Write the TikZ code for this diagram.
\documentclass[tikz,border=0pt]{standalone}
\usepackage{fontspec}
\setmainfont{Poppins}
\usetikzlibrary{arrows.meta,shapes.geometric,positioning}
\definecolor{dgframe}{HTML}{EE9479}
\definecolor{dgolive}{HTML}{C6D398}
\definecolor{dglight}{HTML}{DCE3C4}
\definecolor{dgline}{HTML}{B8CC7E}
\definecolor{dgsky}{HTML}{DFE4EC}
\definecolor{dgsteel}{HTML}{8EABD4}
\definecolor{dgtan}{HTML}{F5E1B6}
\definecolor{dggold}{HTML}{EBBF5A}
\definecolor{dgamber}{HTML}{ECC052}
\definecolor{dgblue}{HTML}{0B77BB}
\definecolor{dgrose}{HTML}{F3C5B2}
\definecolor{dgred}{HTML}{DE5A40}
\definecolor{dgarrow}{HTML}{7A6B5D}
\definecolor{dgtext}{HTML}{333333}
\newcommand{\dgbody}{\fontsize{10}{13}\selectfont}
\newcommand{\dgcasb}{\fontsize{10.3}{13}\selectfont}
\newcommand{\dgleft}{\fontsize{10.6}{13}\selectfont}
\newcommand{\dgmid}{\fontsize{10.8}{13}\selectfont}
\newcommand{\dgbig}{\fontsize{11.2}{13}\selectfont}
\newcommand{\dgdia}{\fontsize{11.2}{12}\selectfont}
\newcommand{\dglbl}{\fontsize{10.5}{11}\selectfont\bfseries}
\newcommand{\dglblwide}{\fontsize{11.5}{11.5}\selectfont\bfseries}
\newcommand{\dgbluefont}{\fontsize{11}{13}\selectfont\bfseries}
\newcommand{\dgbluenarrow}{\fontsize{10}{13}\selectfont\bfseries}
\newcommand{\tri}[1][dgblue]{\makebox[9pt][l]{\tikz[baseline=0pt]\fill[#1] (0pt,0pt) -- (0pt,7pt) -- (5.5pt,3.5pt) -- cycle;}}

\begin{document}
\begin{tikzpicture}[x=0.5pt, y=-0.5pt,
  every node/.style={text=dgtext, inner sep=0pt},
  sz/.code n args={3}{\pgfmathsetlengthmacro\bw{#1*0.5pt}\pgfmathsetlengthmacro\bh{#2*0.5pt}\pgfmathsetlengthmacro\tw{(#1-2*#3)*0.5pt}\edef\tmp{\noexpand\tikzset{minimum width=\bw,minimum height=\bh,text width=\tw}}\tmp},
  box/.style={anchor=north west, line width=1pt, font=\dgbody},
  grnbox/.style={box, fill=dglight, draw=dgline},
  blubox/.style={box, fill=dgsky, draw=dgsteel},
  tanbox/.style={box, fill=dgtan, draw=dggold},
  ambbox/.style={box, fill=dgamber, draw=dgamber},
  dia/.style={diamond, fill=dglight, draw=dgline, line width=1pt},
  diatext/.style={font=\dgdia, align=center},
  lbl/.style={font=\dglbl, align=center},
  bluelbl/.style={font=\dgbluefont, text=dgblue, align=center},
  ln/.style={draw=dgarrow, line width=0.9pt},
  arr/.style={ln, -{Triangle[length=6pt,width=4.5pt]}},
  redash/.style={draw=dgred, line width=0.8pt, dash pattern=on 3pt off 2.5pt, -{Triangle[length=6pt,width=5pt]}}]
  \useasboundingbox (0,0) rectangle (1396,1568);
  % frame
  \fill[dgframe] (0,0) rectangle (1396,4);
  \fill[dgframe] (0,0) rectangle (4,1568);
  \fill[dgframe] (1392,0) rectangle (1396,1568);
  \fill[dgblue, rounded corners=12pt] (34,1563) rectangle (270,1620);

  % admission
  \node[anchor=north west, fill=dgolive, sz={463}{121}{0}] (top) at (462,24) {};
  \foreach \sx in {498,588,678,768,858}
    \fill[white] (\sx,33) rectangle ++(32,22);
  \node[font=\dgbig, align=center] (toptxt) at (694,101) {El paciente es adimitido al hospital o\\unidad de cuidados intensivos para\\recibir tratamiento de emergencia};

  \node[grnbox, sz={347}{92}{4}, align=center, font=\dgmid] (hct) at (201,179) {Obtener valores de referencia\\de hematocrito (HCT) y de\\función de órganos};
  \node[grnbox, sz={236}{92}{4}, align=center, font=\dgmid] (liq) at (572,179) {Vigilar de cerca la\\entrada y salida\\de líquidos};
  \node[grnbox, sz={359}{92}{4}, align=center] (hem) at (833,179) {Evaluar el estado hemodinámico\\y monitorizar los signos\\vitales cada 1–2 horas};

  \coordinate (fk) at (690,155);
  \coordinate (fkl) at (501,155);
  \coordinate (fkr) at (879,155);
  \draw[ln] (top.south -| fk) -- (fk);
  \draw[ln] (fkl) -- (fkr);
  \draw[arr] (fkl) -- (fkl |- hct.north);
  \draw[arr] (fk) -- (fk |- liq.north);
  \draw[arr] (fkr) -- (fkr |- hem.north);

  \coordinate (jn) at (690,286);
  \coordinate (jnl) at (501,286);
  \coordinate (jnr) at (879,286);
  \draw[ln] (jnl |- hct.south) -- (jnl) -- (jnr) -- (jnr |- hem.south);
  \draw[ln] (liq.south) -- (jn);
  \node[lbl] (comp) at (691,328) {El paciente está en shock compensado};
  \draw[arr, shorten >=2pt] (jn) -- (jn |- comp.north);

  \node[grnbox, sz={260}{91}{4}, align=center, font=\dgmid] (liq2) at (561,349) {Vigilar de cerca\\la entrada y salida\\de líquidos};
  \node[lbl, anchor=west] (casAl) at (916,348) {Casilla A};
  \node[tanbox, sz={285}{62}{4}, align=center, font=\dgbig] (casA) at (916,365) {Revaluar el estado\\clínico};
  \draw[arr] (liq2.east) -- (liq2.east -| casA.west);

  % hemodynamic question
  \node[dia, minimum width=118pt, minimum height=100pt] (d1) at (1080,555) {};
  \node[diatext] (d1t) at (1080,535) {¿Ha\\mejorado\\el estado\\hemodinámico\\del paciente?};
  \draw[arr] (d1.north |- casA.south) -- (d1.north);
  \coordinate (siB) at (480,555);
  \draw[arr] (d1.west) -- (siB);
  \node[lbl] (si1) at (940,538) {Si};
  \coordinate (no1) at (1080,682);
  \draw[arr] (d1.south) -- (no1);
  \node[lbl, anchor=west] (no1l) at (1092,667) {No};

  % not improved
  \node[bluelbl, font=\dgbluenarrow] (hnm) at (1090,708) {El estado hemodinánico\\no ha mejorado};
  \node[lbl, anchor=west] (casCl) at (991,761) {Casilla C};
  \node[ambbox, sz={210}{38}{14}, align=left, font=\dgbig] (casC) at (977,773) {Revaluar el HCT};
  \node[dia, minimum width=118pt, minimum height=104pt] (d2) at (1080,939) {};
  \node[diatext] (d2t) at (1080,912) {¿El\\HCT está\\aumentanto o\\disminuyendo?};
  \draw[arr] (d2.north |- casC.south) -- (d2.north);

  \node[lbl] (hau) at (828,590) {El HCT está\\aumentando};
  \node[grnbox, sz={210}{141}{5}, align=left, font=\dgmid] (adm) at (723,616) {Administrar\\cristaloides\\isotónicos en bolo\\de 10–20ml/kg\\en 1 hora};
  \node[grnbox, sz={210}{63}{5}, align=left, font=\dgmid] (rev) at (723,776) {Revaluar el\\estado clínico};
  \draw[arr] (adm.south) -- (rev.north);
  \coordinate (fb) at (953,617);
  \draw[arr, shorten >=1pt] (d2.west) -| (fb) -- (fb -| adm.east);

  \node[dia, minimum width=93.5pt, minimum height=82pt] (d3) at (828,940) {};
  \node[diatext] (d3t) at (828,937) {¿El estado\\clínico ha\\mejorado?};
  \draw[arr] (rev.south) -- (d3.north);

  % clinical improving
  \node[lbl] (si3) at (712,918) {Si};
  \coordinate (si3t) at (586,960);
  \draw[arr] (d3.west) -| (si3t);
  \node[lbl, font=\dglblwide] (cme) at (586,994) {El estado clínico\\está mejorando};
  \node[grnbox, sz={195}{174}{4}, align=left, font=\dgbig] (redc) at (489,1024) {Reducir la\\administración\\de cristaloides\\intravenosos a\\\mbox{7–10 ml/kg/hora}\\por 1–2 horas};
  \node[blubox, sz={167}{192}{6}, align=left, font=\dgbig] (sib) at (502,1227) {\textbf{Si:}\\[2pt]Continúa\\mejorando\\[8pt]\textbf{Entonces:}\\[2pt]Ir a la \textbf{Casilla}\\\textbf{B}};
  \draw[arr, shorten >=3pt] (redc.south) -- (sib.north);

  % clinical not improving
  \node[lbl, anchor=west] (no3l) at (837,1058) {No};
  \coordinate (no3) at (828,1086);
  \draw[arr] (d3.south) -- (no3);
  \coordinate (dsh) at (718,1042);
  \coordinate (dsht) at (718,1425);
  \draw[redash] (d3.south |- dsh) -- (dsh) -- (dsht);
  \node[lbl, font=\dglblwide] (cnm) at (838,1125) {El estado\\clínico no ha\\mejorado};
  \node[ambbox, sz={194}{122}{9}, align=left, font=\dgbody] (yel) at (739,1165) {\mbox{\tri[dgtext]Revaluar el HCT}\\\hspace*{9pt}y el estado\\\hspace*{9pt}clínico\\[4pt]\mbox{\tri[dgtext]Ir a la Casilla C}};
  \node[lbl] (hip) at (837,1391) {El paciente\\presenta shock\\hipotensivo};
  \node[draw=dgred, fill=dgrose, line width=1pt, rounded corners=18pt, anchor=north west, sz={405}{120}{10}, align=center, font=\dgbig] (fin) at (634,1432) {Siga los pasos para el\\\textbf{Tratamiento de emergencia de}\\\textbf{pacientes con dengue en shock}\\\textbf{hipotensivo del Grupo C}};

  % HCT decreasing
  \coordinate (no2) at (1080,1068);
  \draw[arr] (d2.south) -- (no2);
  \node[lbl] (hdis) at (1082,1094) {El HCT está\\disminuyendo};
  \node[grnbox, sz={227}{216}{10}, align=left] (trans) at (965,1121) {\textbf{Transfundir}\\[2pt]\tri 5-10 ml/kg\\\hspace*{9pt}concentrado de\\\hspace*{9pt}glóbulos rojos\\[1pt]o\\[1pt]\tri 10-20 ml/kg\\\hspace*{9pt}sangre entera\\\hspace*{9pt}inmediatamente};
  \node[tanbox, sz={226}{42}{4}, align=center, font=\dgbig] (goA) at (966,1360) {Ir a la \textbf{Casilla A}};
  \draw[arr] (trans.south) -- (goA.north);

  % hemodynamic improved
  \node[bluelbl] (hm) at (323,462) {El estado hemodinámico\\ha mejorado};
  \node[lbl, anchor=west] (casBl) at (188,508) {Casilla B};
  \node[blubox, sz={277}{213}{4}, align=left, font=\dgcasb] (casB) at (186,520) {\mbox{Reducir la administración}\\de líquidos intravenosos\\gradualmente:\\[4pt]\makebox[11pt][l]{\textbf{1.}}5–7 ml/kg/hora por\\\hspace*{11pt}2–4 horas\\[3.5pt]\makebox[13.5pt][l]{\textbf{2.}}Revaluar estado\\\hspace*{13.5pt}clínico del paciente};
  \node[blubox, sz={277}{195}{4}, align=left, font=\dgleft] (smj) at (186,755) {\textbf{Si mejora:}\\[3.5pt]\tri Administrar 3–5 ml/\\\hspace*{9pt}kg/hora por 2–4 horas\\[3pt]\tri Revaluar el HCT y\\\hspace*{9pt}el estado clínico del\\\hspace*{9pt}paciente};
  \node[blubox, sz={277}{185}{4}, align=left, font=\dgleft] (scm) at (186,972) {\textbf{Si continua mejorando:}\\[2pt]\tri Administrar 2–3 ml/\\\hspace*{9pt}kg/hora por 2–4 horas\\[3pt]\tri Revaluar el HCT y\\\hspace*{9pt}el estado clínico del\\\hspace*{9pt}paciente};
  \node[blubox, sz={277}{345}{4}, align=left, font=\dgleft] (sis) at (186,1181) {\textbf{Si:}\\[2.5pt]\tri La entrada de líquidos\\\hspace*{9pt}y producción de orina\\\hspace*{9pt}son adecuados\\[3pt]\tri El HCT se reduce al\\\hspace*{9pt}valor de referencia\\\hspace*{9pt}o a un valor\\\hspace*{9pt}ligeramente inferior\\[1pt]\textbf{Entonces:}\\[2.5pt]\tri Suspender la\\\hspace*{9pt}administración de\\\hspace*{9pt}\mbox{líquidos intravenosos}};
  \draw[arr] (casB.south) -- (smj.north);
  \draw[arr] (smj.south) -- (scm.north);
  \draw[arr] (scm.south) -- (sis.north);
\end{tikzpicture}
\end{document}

^^^^

DIRECTIVE
Print, unaltered, every line from the beginning of the material down to the line with "(0pt,0pt) -- (0pt,7pt)".

RESULT OF THIS EXERCISE
Write the TikZ code for this diagram.
\documentclass[tikz,border=0pt]{standalone}
\usepackage{fontspec}
\setmainfont{Poppins}
\usetikzlibrary{arrows.meta,shapes.geometric,positioning}
\definecolor{dgframe}{HTML}{EE9479}
\definecolor{dgolive}{HTML}{C6D398}
\definecolor{dglight}{HTML}{DCE3C4}
\definecolor{dgline}{HTML}{B8CC7E}
\definecolor{dgsky}{HTML}{DFE4EC}
\definecolor{dgsteel}{HTML}{8EABD4}
\definecolor{dgtan}{HTML}{F5E1B6}
\definecolor{dggold}{HTML}{EBBF5A}
\definecolor{dgamber}{HTML}{ECC052}
\definecolor{dgblue}{HTML}{0B77BB}
\definecolor{dgrose}{HTML}{F3C5B2}
\definecolor{dgred}{HTML}{DE5A40}
\definecolor{dgarrow}{HTML}{7A6B5D}
\definecolor{dgtext}{HTML}{333333}
\newcommand{\dgbody}{\fontsize{10}{13}\selectfont}
\newcommand{\dgcasb}{\fontsize{10.3}{13}\selectfont}
\newcommand{\dgleft}{\fontsize{10.6}{13}\selectfont}
\newcommand{\dgmid}{\fontsize{10.8}{13}\selectfont}
\newcommand{\dgbig}{\fontsize{11.2}{13}\selectfont}
\newcommand{\dgdia}{\fontsize{11.2}{12}\selectfont}
\newcommand{\dglbl}{\fontsize{10.5}{11}\selectfont\bfseries}
\newcommand{\dglblwide}{\fontsize{11.5}{11.5}\selectfont\bfseries}
\newcommand{\dgbluefont}{\fontsize{11}{13}\selectfont\bfseries}
\newcommand{\dgbluenarrow}{\fontsize{10}{13}\selectfont\bfseries}
\newcommand{\tri}[1][dgblue]{\makebox[9pt][l]{\tikz[baseline=0pt]\fill[#1] (0pt,0pt) -- (0pt,7pt) -- (5.5pt,3.5pt) -- cycle;}}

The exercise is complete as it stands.